### PROVIDED INFORMATION
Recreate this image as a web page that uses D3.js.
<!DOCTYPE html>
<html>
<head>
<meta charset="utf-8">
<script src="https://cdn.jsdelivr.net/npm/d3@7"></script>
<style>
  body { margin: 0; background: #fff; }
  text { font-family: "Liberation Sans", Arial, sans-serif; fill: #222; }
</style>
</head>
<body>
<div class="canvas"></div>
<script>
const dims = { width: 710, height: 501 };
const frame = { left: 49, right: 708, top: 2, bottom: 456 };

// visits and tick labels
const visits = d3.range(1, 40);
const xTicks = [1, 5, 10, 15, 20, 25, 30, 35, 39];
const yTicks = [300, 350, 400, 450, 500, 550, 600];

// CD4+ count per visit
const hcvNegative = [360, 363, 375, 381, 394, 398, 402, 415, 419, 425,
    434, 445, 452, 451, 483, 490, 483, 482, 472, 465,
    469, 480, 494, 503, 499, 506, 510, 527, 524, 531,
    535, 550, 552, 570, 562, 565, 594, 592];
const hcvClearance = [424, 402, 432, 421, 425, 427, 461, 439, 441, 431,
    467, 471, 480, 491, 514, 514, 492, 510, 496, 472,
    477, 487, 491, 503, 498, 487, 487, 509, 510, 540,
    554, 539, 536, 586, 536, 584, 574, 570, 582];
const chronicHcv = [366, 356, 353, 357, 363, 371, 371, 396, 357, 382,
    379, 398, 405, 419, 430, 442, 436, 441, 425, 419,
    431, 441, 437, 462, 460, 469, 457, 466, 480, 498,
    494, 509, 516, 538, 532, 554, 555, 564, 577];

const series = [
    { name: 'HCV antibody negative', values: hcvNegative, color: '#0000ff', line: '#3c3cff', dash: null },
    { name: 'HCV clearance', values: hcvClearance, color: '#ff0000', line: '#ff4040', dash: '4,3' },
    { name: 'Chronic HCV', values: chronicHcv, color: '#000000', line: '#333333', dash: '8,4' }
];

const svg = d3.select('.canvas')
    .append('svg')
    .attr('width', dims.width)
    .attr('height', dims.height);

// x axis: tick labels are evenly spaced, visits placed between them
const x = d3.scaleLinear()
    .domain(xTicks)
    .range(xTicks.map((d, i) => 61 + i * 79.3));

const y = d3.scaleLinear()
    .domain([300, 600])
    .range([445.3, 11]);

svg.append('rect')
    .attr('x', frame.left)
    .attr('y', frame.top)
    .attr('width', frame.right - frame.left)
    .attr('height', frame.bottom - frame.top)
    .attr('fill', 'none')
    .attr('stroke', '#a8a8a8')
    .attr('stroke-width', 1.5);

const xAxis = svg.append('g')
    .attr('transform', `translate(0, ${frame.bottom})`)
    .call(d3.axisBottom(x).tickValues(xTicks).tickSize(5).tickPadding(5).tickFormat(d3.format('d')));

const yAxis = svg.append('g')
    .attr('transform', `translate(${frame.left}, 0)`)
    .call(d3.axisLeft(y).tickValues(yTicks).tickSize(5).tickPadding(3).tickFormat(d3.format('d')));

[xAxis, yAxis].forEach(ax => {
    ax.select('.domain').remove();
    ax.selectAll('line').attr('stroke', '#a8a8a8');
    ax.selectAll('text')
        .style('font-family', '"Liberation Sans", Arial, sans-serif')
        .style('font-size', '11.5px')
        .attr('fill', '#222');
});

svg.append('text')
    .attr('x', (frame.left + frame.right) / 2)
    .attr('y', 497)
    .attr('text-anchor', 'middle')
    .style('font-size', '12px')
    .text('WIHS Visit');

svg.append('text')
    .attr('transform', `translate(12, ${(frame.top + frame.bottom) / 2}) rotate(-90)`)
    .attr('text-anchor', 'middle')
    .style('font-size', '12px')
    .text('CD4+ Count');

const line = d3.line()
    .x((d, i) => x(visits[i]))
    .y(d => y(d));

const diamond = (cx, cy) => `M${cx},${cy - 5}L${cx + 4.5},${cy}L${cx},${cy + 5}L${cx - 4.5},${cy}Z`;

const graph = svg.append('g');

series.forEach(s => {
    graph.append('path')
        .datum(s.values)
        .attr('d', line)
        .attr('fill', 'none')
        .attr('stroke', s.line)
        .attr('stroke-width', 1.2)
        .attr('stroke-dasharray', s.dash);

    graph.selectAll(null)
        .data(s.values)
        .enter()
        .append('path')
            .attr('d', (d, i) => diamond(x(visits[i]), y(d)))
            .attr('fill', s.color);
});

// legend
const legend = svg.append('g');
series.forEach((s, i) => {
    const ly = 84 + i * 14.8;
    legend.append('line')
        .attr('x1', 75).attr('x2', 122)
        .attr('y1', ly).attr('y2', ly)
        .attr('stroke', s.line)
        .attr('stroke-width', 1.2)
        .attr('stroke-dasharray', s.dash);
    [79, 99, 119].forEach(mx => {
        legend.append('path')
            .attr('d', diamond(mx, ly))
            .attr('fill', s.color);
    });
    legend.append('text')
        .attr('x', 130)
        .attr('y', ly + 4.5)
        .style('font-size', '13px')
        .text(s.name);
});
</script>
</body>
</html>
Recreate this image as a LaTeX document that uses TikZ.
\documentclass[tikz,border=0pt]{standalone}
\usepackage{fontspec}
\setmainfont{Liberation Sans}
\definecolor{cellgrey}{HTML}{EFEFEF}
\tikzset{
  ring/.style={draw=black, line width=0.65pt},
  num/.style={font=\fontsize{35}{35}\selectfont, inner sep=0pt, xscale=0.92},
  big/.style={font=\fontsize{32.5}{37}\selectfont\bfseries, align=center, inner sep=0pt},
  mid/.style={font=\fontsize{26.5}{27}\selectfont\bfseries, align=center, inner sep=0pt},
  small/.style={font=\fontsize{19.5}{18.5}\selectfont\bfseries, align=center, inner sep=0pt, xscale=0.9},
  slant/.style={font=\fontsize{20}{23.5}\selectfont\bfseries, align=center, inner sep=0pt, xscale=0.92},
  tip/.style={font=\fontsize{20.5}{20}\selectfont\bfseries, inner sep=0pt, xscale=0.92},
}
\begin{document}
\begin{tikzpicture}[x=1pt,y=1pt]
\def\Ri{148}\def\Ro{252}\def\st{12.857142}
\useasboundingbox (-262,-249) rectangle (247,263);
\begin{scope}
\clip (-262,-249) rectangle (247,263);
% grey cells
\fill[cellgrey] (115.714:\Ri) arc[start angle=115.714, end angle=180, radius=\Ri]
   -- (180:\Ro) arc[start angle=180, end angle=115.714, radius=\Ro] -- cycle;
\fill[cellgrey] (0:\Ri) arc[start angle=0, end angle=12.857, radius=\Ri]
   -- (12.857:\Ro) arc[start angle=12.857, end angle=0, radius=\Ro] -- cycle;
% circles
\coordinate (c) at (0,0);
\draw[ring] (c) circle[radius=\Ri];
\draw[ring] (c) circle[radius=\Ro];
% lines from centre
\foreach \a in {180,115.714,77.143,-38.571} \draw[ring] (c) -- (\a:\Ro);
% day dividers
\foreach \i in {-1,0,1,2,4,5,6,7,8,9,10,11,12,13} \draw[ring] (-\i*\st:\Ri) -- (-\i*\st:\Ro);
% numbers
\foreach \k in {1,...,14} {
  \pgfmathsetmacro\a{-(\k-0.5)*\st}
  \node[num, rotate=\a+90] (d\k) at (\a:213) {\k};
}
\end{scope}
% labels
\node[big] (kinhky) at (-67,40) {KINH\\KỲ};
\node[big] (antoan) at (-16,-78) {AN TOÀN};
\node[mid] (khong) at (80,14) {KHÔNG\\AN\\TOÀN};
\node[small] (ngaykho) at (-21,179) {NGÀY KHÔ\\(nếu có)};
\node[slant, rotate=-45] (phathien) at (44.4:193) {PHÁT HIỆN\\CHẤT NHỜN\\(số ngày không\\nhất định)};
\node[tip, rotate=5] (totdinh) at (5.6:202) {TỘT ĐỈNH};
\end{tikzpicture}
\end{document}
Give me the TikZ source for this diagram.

### WORK TO COMPLETE
Take the lines from the start of the records through the line holding "2, bottom: 456", both included, and please print them exactly, with nothing else.

### FINAL ANSWER
Recreate this image as a web page that uses D3.js.
<!DOCTYPE html>
<html>
<head>
<meta charset="utf-8">
<script src="https://cdn.jsdelivr.net/npm/d3@7"></script>
<style>
  body { margin: 0; background: #fff; }
  text { font-family: "Liberation Sans", Arial, sans-serif; fill: #222; }
</style>
</head>
<body>
<div class="canvas"></div>
<script>
const dims = { width: 710, height: 501 };
const frame = { left: 49, right: 708, top: 2, bottom: 456 };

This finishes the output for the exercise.